GIVEN PROBLEM:
Leaving out the pictures, retype the lines from the beginning of the listing through the line containing "ax.set_xticklabels([str(d) for d".
──────
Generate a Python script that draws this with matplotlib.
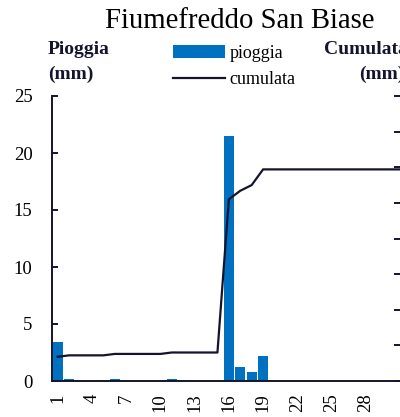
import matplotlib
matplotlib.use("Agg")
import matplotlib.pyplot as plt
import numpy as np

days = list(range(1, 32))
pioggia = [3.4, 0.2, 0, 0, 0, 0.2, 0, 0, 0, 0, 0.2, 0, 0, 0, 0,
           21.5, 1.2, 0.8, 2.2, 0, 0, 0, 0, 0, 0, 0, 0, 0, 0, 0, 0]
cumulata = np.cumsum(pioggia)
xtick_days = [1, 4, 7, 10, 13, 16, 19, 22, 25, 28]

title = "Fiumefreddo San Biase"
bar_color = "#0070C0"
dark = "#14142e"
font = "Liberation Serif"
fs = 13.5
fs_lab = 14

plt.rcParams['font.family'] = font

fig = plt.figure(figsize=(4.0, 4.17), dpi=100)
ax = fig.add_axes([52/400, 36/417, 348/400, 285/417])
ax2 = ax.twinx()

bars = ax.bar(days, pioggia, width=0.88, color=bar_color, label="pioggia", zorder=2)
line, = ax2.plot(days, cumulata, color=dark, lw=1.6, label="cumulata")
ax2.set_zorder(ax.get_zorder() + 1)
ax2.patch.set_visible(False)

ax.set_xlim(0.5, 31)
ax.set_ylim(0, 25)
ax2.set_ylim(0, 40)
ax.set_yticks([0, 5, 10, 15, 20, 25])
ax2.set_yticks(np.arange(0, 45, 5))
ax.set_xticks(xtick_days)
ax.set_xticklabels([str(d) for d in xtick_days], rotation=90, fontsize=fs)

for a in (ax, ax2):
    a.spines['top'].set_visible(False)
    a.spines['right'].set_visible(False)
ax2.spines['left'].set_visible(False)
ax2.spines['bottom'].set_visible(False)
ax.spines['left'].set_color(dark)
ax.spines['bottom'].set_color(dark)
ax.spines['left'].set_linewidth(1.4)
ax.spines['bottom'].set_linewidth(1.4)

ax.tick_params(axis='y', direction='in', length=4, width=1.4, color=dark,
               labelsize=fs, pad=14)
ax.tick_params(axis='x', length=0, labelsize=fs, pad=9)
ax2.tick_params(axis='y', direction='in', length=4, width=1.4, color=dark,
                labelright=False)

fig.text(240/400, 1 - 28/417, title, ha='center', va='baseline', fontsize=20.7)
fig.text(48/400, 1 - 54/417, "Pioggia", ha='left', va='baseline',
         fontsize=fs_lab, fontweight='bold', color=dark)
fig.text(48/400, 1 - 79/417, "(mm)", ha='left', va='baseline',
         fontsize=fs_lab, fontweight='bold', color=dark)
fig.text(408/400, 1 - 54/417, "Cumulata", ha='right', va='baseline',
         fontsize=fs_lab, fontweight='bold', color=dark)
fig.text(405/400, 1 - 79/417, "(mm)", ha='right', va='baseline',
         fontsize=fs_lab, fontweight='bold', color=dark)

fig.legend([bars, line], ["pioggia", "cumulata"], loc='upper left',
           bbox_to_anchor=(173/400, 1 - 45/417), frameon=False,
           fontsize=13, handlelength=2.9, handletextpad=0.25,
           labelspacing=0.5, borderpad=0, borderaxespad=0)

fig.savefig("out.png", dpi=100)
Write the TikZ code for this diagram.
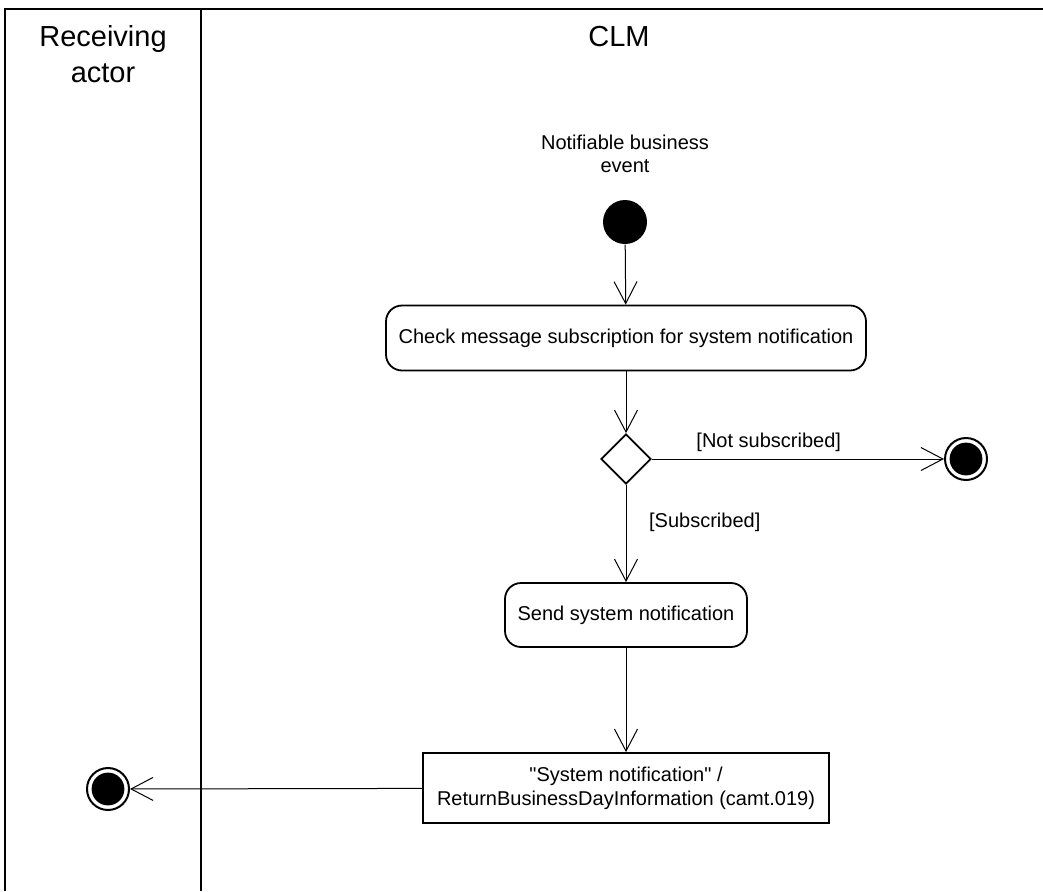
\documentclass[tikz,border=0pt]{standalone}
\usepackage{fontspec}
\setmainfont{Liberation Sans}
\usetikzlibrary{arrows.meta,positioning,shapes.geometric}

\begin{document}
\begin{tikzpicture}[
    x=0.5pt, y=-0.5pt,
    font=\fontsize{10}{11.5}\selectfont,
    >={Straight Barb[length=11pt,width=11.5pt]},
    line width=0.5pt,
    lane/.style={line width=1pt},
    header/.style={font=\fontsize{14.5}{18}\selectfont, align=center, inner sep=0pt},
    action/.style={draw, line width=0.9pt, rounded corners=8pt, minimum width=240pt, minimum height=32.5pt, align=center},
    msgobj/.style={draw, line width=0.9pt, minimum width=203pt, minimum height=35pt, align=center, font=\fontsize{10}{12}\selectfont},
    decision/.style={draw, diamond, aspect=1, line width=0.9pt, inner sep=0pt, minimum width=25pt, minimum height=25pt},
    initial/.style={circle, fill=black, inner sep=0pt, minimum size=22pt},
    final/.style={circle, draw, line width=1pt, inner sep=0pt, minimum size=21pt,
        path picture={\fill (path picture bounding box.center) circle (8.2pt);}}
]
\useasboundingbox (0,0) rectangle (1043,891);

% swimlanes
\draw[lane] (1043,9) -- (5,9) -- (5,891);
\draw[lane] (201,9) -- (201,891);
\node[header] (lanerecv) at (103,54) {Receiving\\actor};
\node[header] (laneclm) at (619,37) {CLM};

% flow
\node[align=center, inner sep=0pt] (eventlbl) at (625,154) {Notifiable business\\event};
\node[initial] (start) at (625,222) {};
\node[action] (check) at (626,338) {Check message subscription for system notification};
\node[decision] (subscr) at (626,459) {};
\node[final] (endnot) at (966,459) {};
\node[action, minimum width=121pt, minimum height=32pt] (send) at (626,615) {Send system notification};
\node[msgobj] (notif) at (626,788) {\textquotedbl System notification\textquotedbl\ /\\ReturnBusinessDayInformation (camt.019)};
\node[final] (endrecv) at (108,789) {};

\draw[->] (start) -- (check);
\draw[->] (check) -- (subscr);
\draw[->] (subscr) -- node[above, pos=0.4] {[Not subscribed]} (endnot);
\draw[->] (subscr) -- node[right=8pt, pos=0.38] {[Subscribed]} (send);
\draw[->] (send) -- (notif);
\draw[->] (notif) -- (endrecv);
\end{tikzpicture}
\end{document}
──────
REPLY:
Generate a Python script that draws this with matplotlib.
import matplotlib
matplotlib.use("Agg")
import matplotlib.pyplot as plt
import numpy as np

days = list(range(1, 32))
pioggia = [3.4, 0.2, 0, 0, 0, 0.2, 0, 0, 0, 0, 0.2, 0, 0, 0, 0,
           21.5, 1.2, 0.8, 2.2, 0, 0, 0, 0, 0, 0, 0, 0, 0, 0, 0, 0]
cumulata = np.cumsum(pioggia)
xtick_days = [1, 4, 7, 10, 13, 16, 19, 22, 25, 28]

title = "Fiumefreddo San Biase"
bar_color = "#0070C0"
dark = "#14142e"
font = "Liberation Serif"
fs = 13.5
fs_lab = 14

plt.rcParams['font.family'] = font

fig = plt.figure(figsize=(4.0, 4.17), dpi=100)
ax = fig.add_axes([52/400, 36/417, 348/400, 285/417])
ax2 = ax.twinx()

bars = ax.bar(days, pioggia, width=0.88, color=bar_color, label="pioggia", zorder=2)
line, = ax2.plot(days, cumulata, color=dark, lw=1.6, label="cumulata")
ax2.set_zorder(ax.get_zorder() + 1)
ax2.patch.set_visible(False)

ax.set_xlim(0.5, 31)
ax.set_ylim(0, 25)
ax2.set_ylim(0, 40)
ax.set_yticks([0, 5, 10, 15, 20, 25])
ax2.set_yticks(np.arange(0, 45, 5))
ax.set_xticks(xtick_days)
ax.set_xticklabels([str(d) for d in xtick_days], rotation=90, fontsize=fs)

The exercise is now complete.